§ GIVEN PROBLEM: In the material below, please retype the lines from the very first through the one with "plt.rcParams['font.family'] = ['Liberation", exactly and without pictures.
☆ ☆ ☆ ☆
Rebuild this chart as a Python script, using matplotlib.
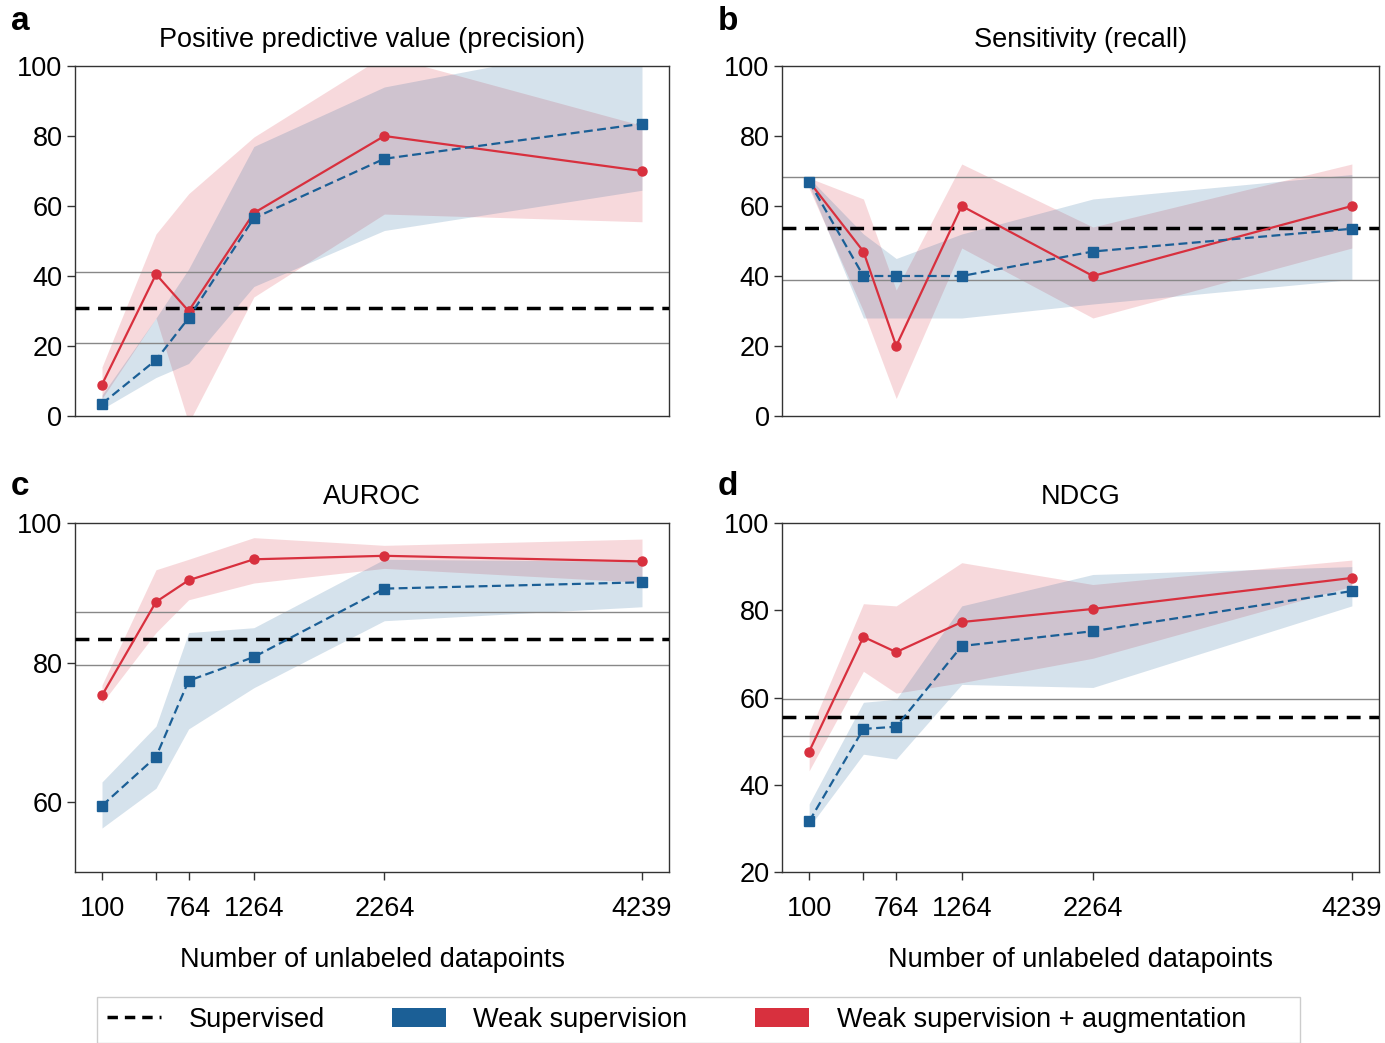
import matplotlib
matplotlib.use("Agg")
import matplotlib.pyplot as plt
from matplotlib.lines import Line2D
from matplotlib.patches import Patch, Rectangle

plt.rcParams['font.family'] = ['Liberation Sans', 'DejaVu Sans']

x_vals = [100, 514, 764, 1264, 2264, 4239]
x_tick_labels = ['100', '', '764', '1264', '2264', '4239']

titles = ['Positive predictive value (precision)', 'Sensitivity (recall)', 'AUROC', 'NDCG']
letters = ['a', 'b', 'c', 'd']

# Weak supervision (blue)
ws_ppv = [3.5, 16, 28, 56.5, 73.5, 83.5]
ws_ppv_lo = [2, 11, 15, 37, 53, 64.5]
ws_ppv_hi = [6, 28, 42, 77, 94, 108]
ws_sens = [67, 40, 40, 40, 47, 53.5]
ws_sens_lo = [66, 28, 28, 28, 32, 39]
ws_sens_hi = [68, 52, 45, 52, 62, 69]
ws_auroc = [59.5, 66.5, 77.4, 80.8, 90.6, 91.5]
ws_auroc_lo = [56.3, 62, 70.5, 76.4, 86, 88]
ws_auroc_hi = [62.9, 70.9, 84.3, 85, 94.8, 94.5]
ws_ndcg = [31.6, 52.8, 53.3, 71.8, 75.2, 84.4]
ws_ndcg_lo = [30.3, 47, 45.9, 63, 62.3, 81]
ws_ndcg_hi = [35.6, 58.9, 59.6, 81, 88.2, 90]

# Weak supervision + augmentation (red)
wsa_ppv = [9, 40.5, 30, 58, 80, 70]
wsa_ppv_lo = [5, 28, -2, 34, 57.7, 55.5]
wsa_ppv_hi = [14, 52, 63.5, 79.7, 103, 83]
wsa_sens = [67, 47, 20, 60, 40, 60]
wsa_sens_lo = [65, 30, 5, 48, 28, 48]
wsa_sens_hi = [68, 62, 36, 72, 54, 72]
wsa_auroc = [75.3, 88.7, 91.8, 94.8, 95.3, 94.5]
wsa_auroc_lo = [74.2, 84.3, 89, 91.4, 93.5, 91.5]
wsa_auroc_hi = [76.8, 93.3, 94.8, 97.9, 96.8, 97.7]
wsa_ndcg = [47.6, 73.9, 70.4, 77.3, 80.3, 87.4]
wsa_ndcg_lo = [43.2, 66, 61, 63.4, 69, 85.5]
wsa_ndcg_hi = [52, 81.5, 81, 90.9, 85.9, 91.5]

# Supervised baseline: mean and +/- band
sup_mean = [30.9, 53.6, 83.45, 55.5]
sup_lo = [20.9, 38.9, 79.6, 51.2]
sup_hi = [41.1, 68.3, 87.3, 59.7]

ylims = [(0, 100), (0, 100), (50, 100), (20, 100)]
yticks = [[0, 20, 40, 60, 80, 100], [0, 20, 40, 60, 80, 100], [60, 80, 100], [20, 40, 60, 80, 100]]

ws = [(ws_ppv, ws_ppv_lo, ws_ppv_hi), (ws_sens, ws_sens_lo, ws_sens_hi),
      (ws_auroc, ws_auroc_lo, ws_auroc_hi), (ws_ndcg, ws_ndcg_lo, ws_ndcg_hi)]
wsa = [(wsa_ppv, wsa_ppv_lo, wsa_ppv_hi), (wsa_sens, wsa_sens_lo, wsa_sens_hi),
       (wsa_auroc, wsa_auroc_lo, wsa_auroc_hi), (wsa_ndcg, wsa_ndcg_lo, wsa_ndcg_hi)]

BLUE = '#1b5f96'
RED = '#d8303e'
SPINE = '#333333'
FS = 19.5

fig = plt.figure(figsize=(13.85, 10.43), dpi=100)
W, H = 1385, 1043
boxes = [(75, 66, 669, 416), (782, 66, 1379, 416), (75, 523, 669, 872), (782, 523, 1379, 872)]
letter_pos = [(11, 21), (718, 21), (11, 487), (718, 487)]

for i in range(4):
    l, t, r, b = boxes[i]
    ax = fig.add_axes([l / W, 1 - b / H, (r - l) / W, (b - t) / H])
    m, lo, hi = ws[i]
    mr, lor, hir = wsa[i]
    ax.fill_between(x_vals, lor, hir, color=RED, alpha=0.18, linewidth=0)
    ax.fill_between(x_vals, lo, hi, color=BLUE, alpha=0.18, linewidth=0)
    ax.axhline(sup_hi[i], color='#888888', lw=1.0, zorder=1)
    ax.axhline(sup_lo[i], color='#888888', lw=1.0, zorder=1)
    ax.axhline(sup_mean[i], color='black', lw=2.5, ls=(0, (4, 2.5)), zorder=4)
    ax.plot(x_vals, mr, color=RED, lw=1.6, marker='o', ms=6.5, zorder=5)
    ax.plot(x_vals, m, color=BLUE, lw=1.6, ls=(0, (4, 2)), marker='s', ms=6.5, zorder=6)
    ax.set_ylim(*ylims[i])
    ax.set_yticks(yticks[i])
    ax.set_xlim(x_vals[0] - 0.05 * (x_vals[-1] - x_vals[0]), x_vals[-1] + 0.05 * (x_vals[-1] - x_vals[0]))
    ax.tick_params(axis='y', labelsize=FS, length=6, width=1, color=SPINE, pad=3)
    if i < 2:
        ax.set_xticks([])
    else:
        ax.set_xticks(x_vals)
        ax.set_xticklabels(x_tick_labels)
        ax.tick_params(axis='x', labelsize=FS, length=6, width=1, color=SPINE, pad=11)
        ax.set_xlabel('Number of unlabeled datapoints', fontsize=FS, labelpad=18)
    for s in ax.spines.values():
        s.set_color(SPINE)
        s.set_linewidth(1.0)
    ax.set_title(titles[i], fontsize=FS, pad=14)
    fig.text(letter_pos[i][0] / W, 1 - letter_pos[i][1] / H, letters[i], fontsize=24,
             fontweight='bold', ha='left', va='center')

# legend frame
fig.patches.append(Rectangle((97 / W, 0), (1300 - 97) / W, 1 - 997 / H, transform=fig.transFigure,
                             facecolor='white', edgecolor='#cccccc', linewidth=1.0, zorder=0))

handles = [Line2D([0], [0], color='black', lw=2.5, ls=(0, (3, 2))),
           Patch(facecolor=BLUE, edgecolor='none'),
           Patch(facecolor=RED, edgecolor='none')]
labels = ['Supervised', 'Weak supervision', 'Weak supervision + augmentation']
leg = fig.legend(handles, labels, loc='center left', bbox_to_anchor=(107 / W, 1 - 1020 / H),
                 ncol=3, fontsize=FS, frameon=False,
                 handlelength=2.0, handleheight=0.75, columnspacing=2.5, handletextpad=1.0,
                 borderpad=0, borderaxespad=0)

fig.savefig('out.png', dpi=100)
☆ ☆ ☆ ☆
§ CORRECT OUTPUT:
Rebuild this chart as a Python script, using matplotlib.
import matplotlib
matplotlib.use("Agg")
import matplotlib.pyplot as plt
from matplotlib.lines import Line2D
from matplotlib.patches import Patch, Rectangle

plt.rcParams['font.family'] = ['Liberation Sans', 'DejaVu Sans']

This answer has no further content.